Dans le département de la Seine, comme le montre l'historien, l'affirmation de la professionnalisation du football dans les années 30, ainsi que l'avènement du « métier » de footballeur – devenu de nos jours une vedette médiatique –, se sont accompagnés d'un processus de répression de la violence initiale (entendue dans le sens d'une brutalité et d'une « virilité » particulièrement prononcées au moment de l'émergence du football ouvrier en banlieue parisienne en particulier), laquelle a eu progressivement tendance à quitter le terrain pour s'installer dans les tribunes, notamment au sein des mouvements de supporters ultra, qui se sont développés en France dans la deuxième moitié du XXe siècle sur le modèle des tifosi italiens et des kops britanniques.

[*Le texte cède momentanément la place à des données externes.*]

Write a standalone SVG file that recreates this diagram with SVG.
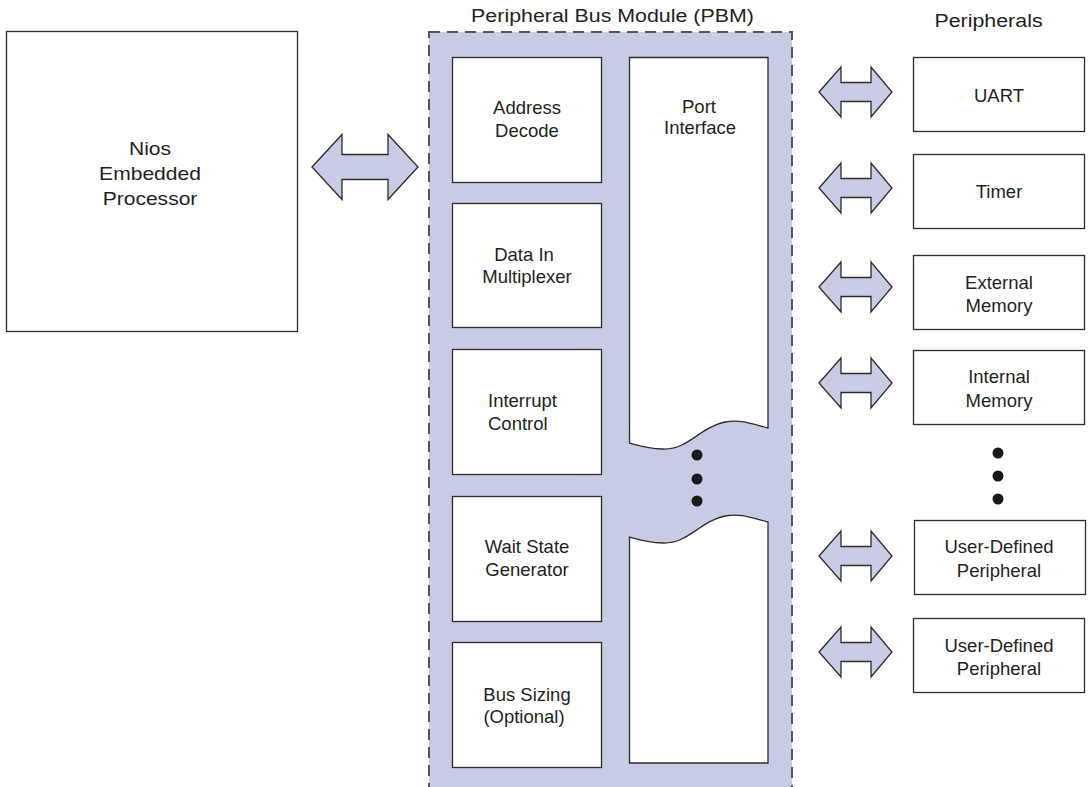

Là encore, les enjeux politiques et sociaux sont prégnants dans l'histoire de l'implantation en France des compétitions footballistiques – dont l'importance médiatique est aujourd'hui disproportionnée – car derrière les logiques purement sportives se font jour des phénomènes d’appropriation collective et de construction identitaires, largement relayés par les municipalités (dans la première moitié du XXe siècle) puis par les clubs professionnels après-guerre.
L'un des enseignements principaux du travail de recherche de Julien Sorez réside enfin dans le caractère de prime abord assez aléatoire de l'émergence du football en région parisienne. En effet, l'auteur remarque qu'à la différence de grandes capitales européennes comparables (Londres, Rome, Madrid), le football a peiné à trouver dans Paris et ses banlieues un succès et un soutien immédiats. Selon l'historien, dans un Etat fortement centralisé comme la France, « les conditions politiques, sociales et économiques n'étaient pas réunies pour qu'une pratique populaire comme le football devienne une composante de l'identité urbaine parisienne et un outil de son rayonnement culturel. » L'ouvrage en conclut que cette absence de volonté politique et de relais sociaux a contribué à faire de Paris, jusqu'à une période récente, une périphérie du football professionnel européen.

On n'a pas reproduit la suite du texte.